Let's say you're in the market for a new car. You've considered sedans, convertibles and sporty models but you settle on getting an SUV. Most automakers sell SUVs, so you begin spending your Saturdays driving from dealer to dealer to learn about models, options and prices. Eventually you narrow your choices to a Ford Explorer, a Chevy Blazer and a Dodge Durango. All three dealers have models in the color you like with the options you want at roughly the same price. Which one will you buy?

This little exercise in free enterprise came to mind as I was reading a research report published recently by the Kenan Institute of Private Enterprise at UNC-Chapel Hill. In the report, CEOs of 118 international firms located in North Carolina were asked to rank the factors that were important to their companies' decision to start doing business here as opposed to some other state. The most important factors they cited were labor quality and availability, transportation, overall quality of living and the general business climate.
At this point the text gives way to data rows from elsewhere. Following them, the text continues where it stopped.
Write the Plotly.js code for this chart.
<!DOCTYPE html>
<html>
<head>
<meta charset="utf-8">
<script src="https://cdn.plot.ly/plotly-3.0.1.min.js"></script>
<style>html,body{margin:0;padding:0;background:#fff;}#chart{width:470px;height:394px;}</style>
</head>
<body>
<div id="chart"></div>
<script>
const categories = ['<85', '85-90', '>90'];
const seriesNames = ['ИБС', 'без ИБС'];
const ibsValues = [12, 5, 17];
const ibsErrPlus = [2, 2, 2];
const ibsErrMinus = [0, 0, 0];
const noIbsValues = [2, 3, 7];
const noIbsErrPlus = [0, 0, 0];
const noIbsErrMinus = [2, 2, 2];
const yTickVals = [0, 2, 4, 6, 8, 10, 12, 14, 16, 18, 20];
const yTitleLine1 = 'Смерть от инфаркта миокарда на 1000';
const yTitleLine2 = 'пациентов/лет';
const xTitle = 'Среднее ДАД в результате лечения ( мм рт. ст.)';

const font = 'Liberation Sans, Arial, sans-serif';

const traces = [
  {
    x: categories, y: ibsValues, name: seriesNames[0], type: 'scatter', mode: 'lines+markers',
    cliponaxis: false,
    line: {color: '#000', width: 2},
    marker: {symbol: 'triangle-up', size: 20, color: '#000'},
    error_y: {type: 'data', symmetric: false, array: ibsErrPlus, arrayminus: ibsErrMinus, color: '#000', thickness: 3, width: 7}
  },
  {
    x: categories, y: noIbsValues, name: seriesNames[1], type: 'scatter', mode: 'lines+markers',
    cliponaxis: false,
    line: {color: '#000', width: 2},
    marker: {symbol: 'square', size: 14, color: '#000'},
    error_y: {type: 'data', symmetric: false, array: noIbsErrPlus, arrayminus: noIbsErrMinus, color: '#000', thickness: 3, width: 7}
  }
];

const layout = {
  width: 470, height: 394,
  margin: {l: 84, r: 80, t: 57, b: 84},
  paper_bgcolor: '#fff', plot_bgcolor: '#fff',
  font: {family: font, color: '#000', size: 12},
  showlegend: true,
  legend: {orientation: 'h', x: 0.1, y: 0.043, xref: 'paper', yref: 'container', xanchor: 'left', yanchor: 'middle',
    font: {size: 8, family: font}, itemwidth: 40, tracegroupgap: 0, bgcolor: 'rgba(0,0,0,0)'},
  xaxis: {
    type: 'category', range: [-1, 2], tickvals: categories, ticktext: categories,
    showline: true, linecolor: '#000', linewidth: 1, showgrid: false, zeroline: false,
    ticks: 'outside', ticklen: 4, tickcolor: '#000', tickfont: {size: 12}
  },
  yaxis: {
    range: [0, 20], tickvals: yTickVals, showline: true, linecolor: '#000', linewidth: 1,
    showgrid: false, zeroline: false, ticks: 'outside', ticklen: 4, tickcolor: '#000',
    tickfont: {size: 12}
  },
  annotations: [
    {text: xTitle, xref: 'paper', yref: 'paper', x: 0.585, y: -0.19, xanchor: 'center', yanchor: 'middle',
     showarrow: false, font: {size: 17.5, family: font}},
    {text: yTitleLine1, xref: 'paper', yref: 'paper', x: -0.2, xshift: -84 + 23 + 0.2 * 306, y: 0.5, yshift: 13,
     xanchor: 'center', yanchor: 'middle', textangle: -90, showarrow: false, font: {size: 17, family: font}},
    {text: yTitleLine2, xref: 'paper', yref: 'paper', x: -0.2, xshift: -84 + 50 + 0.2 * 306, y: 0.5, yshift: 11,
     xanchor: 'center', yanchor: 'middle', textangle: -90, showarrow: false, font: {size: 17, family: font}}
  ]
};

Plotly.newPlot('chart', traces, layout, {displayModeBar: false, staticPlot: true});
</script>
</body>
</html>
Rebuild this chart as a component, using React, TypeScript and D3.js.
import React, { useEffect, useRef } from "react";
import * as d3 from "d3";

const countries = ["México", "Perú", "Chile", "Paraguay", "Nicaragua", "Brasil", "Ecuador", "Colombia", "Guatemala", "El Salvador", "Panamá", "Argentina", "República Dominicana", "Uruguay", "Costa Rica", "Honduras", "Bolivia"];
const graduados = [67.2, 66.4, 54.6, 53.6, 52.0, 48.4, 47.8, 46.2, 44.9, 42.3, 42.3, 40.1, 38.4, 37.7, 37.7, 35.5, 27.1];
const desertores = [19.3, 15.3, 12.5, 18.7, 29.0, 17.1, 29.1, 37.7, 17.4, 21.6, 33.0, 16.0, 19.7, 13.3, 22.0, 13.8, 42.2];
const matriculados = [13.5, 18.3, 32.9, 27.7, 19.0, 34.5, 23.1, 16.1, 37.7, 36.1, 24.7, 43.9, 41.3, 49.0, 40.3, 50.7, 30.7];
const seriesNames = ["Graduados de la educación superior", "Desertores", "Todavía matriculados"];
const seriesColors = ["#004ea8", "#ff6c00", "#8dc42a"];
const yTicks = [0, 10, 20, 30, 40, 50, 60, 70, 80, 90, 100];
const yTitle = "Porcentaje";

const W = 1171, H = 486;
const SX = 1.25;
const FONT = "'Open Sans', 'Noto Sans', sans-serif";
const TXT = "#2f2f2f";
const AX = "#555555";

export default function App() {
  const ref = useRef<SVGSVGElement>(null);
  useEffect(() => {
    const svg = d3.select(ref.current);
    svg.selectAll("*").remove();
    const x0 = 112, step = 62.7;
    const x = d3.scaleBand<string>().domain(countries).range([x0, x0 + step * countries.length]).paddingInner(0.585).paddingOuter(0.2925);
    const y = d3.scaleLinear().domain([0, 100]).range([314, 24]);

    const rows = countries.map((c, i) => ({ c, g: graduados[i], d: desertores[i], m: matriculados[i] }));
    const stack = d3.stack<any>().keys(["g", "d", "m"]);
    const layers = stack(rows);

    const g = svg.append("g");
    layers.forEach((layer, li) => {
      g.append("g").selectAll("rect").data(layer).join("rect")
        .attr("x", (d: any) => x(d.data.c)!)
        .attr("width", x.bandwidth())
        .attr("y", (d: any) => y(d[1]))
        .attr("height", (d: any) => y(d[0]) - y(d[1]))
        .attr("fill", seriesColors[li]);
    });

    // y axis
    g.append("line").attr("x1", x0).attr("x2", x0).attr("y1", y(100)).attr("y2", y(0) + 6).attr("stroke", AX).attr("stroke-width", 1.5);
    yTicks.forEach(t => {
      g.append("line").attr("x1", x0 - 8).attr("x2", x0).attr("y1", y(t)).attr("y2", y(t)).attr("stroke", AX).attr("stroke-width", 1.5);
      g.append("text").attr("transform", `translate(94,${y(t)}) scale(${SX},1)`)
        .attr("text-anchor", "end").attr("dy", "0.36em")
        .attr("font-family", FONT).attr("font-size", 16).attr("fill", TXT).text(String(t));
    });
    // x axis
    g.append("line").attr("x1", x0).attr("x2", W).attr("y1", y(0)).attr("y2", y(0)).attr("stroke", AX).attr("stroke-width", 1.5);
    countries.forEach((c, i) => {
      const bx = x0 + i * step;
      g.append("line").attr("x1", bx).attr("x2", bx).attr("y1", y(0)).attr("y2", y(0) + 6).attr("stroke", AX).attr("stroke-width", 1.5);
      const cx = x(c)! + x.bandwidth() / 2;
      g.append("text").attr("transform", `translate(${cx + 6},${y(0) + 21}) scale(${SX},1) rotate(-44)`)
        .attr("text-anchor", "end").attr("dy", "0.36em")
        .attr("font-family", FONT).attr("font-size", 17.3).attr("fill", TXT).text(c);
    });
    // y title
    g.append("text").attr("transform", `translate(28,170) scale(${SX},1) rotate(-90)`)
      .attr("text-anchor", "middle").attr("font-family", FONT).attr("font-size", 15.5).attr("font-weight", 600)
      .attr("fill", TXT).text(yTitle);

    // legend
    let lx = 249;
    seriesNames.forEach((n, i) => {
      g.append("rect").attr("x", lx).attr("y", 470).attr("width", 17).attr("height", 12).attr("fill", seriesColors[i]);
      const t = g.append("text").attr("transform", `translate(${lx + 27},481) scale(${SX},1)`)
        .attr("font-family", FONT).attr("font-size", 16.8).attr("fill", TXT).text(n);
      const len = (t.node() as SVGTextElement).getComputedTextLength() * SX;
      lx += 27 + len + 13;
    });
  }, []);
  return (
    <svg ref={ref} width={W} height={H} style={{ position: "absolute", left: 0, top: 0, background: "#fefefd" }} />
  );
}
The executives ranked the availability of state and local tax credits and other incentives dead last among 11 factors. Therefore, the authors of the study concluded, state and local governments are wasting tax dollars on incentives as a tool for economic development; worse, the report said, doing so means government has less money to spend on the things at the top of the list, such as schools and worker training.

Now let's go back to our car-buying decision and see if we can help you decide which SUV to buy. Naturally, you want the best deal possible, so you go back to the Ford, Chevy and Dodge dealers and ask if there's something extra they can throw in to seal the deal. The Ford dealer offers a free extended warranty, the Chevy dealer offers zero percent financing and the Dodge dealer offers $1,000 cash back. The cash back sounds most attractive, so you buy the Durango.

But before you drive away in your new vehicle, let me ask you some questions for a survey I'm conducting. Tell me what were the most important factors in you choosing the Durango instead of the Explorer or the Blazer? You say you were most influenced by its roominess, its reputation for reliability and its safety rating. The cash-back program probably will be near the bottom of your list.

Does that mean automakers would be smart to end their buyer incentive programs? No. Does it mean that Detroit should stop concentrating on reliability and safety and sell cars just on price? No.

And can we conclude that because incentives, quite correctly so, are less important to industrial prospects than a trained workforce and a high quality of life that we should stop offering them? Most definitely not.

North Carolina has a modest program of tax credits and incentives to spur economic development. It is working very well. And it should continue.